» WORK INSTRUCTIONS:
Return the lines that run from the line containing "What TikZ code" through the end of the entries, both ends included. Leave out all pictures.

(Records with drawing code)
━━━━━━━━━━━━━━━━━━━━
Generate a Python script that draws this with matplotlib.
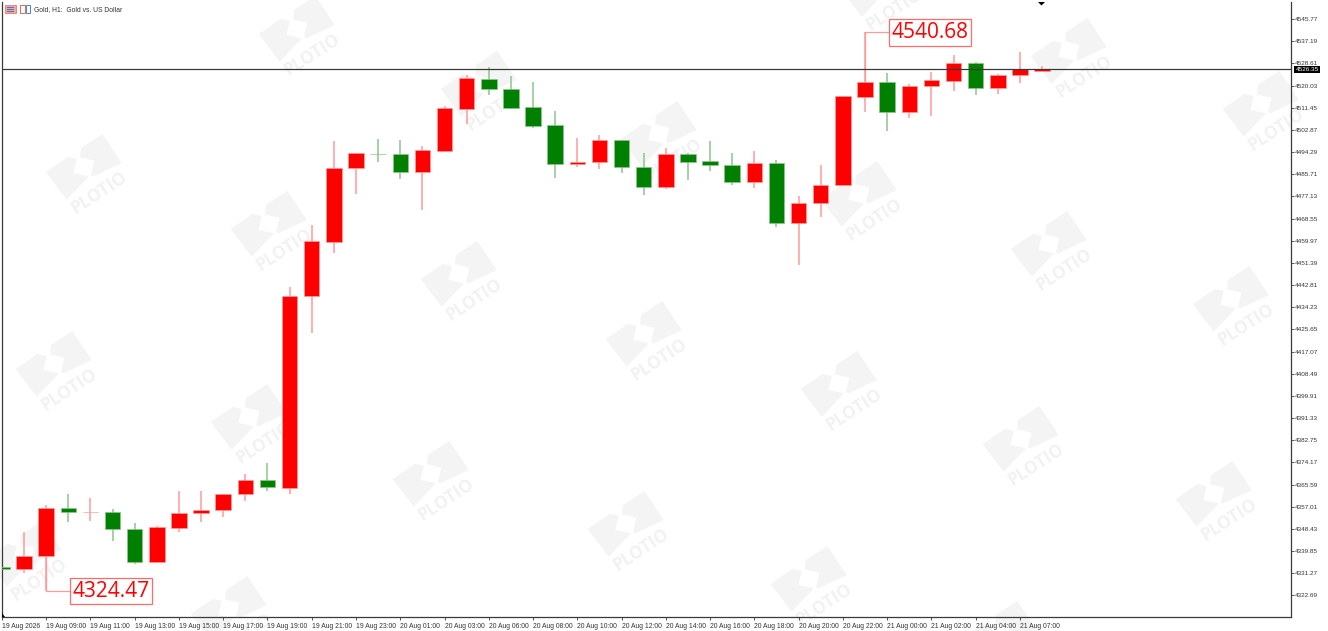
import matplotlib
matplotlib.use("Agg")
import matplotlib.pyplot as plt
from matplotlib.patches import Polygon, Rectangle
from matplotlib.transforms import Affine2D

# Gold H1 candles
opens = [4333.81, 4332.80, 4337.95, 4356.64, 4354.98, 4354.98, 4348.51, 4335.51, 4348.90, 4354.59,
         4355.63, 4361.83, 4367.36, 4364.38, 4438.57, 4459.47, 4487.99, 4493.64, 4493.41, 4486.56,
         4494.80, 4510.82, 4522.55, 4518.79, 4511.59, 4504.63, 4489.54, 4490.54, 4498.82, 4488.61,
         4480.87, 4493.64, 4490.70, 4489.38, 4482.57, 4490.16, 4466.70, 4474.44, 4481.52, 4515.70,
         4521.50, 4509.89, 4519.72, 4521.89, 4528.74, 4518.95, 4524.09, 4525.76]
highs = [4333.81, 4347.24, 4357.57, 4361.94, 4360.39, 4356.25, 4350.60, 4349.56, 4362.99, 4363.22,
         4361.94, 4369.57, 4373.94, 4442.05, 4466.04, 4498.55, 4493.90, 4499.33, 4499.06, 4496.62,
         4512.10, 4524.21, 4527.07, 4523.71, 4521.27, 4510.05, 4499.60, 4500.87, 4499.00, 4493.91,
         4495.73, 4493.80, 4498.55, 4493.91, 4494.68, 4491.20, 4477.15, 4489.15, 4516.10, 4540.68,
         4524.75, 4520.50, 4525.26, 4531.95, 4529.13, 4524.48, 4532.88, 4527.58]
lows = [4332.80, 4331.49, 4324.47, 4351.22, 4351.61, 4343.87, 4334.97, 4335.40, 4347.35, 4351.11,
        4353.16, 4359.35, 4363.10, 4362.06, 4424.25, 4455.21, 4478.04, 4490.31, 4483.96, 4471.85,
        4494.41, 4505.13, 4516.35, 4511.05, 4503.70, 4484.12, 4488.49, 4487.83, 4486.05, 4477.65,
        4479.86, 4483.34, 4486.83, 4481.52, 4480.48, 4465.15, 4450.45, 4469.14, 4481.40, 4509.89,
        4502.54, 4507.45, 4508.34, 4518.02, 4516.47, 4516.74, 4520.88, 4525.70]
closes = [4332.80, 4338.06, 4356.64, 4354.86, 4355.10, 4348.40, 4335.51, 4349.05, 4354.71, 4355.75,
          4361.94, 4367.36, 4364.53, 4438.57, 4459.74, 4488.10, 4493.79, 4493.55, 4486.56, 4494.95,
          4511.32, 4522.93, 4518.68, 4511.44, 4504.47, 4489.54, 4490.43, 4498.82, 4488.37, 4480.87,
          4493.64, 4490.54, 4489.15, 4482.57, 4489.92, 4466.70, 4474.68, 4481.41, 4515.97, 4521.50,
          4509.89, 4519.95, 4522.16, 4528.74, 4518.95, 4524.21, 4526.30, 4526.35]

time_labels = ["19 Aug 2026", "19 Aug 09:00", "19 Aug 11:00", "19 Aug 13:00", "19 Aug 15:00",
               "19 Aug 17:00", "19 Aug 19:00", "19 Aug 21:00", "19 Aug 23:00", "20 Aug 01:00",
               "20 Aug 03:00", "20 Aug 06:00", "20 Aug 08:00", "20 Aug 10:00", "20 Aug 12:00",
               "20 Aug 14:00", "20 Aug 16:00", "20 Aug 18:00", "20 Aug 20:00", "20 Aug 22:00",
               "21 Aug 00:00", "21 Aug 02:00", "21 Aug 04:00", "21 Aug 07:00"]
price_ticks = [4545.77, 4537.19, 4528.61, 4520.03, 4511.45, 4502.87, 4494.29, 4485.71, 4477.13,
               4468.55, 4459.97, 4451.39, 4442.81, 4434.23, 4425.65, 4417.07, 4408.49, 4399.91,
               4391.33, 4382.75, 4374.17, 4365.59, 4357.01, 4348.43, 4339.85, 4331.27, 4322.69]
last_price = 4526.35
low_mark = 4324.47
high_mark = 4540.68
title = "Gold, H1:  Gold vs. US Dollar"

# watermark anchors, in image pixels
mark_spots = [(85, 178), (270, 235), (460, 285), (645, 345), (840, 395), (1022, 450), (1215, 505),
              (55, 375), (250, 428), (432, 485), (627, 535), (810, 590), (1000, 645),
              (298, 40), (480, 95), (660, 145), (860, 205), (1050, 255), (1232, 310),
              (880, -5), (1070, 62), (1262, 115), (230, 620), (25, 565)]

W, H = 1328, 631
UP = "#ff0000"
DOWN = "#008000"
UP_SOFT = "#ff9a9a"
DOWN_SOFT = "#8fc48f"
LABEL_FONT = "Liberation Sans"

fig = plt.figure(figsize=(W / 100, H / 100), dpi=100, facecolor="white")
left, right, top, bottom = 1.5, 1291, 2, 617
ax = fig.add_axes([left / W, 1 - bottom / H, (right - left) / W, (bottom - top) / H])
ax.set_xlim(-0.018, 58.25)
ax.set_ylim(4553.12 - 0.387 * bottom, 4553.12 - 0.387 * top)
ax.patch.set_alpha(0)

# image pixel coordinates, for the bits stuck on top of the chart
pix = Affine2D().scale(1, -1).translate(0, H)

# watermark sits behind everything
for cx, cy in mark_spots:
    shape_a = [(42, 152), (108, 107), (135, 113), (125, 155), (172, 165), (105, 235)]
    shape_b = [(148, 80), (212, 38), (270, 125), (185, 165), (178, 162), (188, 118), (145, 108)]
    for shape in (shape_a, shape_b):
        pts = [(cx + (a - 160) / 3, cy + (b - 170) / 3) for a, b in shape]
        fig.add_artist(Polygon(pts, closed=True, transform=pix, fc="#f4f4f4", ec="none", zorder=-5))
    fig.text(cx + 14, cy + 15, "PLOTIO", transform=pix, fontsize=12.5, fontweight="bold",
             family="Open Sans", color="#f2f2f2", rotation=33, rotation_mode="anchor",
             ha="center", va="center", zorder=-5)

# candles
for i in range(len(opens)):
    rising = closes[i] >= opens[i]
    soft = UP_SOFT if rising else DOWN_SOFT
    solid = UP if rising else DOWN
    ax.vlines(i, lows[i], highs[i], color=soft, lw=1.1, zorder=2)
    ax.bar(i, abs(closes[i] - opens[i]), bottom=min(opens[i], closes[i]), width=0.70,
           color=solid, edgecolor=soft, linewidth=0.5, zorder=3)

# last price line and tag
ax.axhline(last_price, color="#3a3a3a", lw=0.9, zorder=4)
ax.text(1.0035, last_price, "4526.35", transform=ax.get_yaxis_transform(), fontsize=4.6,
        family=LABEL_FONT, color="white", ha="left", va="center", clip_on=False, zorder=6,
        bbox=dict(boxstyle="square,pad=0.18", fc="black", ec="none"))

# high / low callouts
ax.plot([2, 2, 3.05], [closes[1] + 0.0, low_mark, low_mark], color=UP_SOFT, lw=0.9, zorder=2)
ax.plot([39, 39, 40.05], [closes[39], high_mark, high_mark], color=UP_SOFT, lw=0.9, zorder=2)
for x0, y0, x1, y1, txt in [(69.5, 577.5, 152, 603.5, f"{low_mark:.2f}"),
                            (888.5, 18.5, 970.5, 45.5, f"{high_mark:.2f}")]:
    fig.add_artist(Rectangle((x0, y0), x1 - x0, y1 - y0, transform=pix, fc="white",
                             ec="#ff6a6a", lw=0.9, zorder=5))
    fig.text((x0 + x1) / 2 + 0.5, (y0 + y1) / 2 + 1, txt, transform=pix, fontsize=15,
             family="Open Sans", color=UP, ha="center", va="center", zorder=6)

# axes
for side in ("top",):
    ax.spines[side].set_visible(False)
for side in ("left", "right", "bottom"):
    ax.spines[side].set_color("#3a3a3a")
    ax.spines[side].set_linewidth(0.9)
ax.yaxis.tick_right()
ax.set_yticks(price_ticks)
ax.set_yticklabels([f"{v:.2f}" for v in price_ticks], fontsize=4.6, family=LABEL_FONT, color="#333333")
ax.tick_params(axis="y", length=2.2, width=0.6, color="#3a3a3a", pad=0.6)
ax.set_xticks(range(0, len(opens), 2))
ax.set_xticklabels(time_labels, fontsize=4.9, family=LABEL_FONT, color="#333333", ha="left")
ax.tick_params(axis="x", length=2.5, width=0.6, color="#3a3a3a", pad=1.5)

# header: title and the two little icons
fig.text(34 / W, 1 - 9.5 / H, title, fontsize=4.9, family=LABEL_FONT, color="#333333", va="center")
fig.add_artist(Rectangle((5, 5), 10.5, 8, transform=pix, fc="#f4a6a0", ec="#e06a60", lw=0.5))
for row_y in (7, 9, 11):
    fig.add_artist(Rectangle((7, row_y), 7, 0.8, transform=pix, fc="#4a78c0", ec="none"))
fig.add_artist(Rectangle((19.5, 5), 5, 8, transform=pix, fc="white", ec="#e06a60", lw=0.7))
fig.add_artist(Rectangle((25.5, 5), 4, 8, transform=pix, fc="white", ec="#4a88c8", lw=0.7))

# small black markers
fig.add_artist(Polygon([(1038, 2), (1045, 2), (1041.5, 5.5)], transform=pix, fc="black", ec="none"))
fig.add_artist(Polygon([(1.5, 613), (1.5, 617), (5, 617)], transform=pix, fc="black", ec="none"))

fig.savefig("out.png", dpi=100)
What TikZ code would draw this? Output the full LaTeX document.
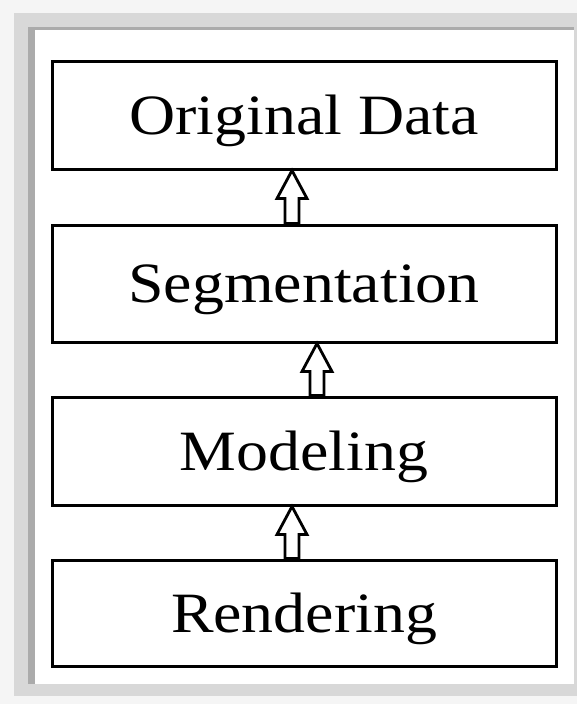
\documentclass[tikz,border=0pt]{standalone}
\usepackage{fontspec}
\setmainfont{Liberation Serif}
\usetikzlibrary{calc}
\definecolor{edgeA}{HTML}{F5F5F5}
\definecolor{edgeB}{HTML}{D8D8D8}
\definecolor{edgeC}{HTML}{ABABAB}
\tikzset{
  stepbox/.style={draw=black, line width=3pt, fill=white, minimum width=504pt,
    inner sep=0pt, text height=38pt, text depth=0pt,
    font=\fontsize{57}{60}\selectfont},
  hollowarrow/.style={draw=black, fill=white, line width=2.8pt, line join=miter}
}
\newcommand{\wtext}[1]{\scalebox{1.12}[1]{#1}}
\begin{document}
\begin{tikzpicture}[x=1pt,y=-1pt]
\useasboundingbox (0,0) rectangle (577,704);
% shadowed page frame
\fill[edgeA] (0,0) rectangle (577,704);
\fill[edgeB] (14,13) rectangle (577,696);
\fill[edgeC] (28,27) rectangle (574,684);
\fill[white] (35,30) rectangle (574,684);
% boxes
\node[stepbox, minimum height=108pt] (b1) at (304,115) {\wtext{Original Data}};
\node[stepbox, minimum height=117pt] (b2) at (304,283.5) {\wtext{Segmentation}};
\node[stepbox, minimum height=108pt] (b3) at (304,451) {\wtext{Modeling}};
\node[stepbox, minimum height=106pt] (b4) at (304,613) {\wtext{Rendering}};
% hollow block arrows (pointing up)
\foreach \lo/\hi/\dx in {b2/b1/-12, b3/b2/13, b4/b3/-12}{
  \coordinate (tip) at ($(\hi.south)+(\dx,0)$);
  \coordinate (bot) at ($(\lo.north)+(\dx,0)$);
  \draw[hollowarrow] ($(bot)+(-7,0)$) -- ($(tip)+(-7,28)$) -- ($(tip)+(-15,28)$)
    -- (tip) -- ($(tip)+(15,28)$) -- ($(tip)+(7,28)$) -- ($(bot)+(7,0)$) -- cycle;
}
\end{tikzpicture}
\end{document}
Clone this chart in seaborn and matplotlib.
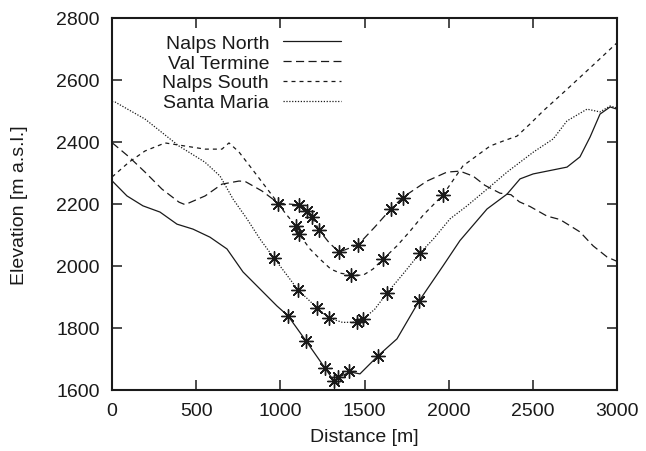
━━━━━━━━━━━━━━━━━━━━
» EXPECTED ANSWER:
What TikZ code would draw this? Output the full LaTeX document.
\documentclass[tikz,border=0pt]{standalone}
\usepackage{fontspec}
\setmainfont{Liberation Serif}
\usetikzlibrary{calc}
\definecolor{edgeA}{HTML}{F5F5F5}
\definecolor{edgeB}{HTML}{D8D8D8}
\definecolor{edgeC}{HTML}{ABABAB}
\tikzset{
  stepbox/.style={draw=black, line width=3pt, fill=white, minimum width=504pt,
    inner sep=0pt, text height=38pt, text depth=0pt,
    font=\fontsize{57}{60}\selectfont},
  hollowarrow/.style={draw=black, fill=white, line width=2.8pt, line join=miter}
}
\newcommand{\wtext}[1]{\scalebox{1.12}[1]{#1}}
\begin{document}
\begin{tikzpicture}[x=1pt,y=-1pt]
\useasboundingbox (0,0) rectangle (577,704);
% shadowed page frame
\fill[edgeA] (0,0) rectangle (577,704);
\fill[edgeB] (14,13) rectangle (577,696);
\fill[edgeC] (28,27) rectangle (574,684);
\fill[white] (35,30) rectangle (574,684);
% boxes
\node[stepbox, minimum height=108pt] (b1) at (304,115) {\wtext{Original Data}};
\node[stepbox, minimum height=117pt] (b2) at (304,283.5) {\wtext{Segmentation}};
\node[stepbox, minimum height=108pt] (b3) at (304,451) {\wtext{Modeling}};
\node[stepbox, minimum height=106pt] (b4) at (304,613) {\wtext{Rendering}};
% hollow block arrows (pointing up)
\foreach \lo/\hi/\dx in {b2/b1/-12, b3/b2/13, b4/b3/-12}{
  \coordinate (tip) at ($(\hi.south)+(\dx,0)$);
  \coordinate (bot) at ($(\lo.north)+(\dx,0)$);
  \draw[hollowarrow] ($(bot)+(-7,0)$) -- ($(tip)+(-7,28)$) -- ($(tip)+(-15,28)$)
    -- (tip) -- ($(tip)+(15,28)$) -- ($(tip)+(7,28)$) -- ($(bot)+(7,0)$) -- cycle;
}
\end{tikzpicture}
\end{document}
Clone this chart in seaborn and matplotlib.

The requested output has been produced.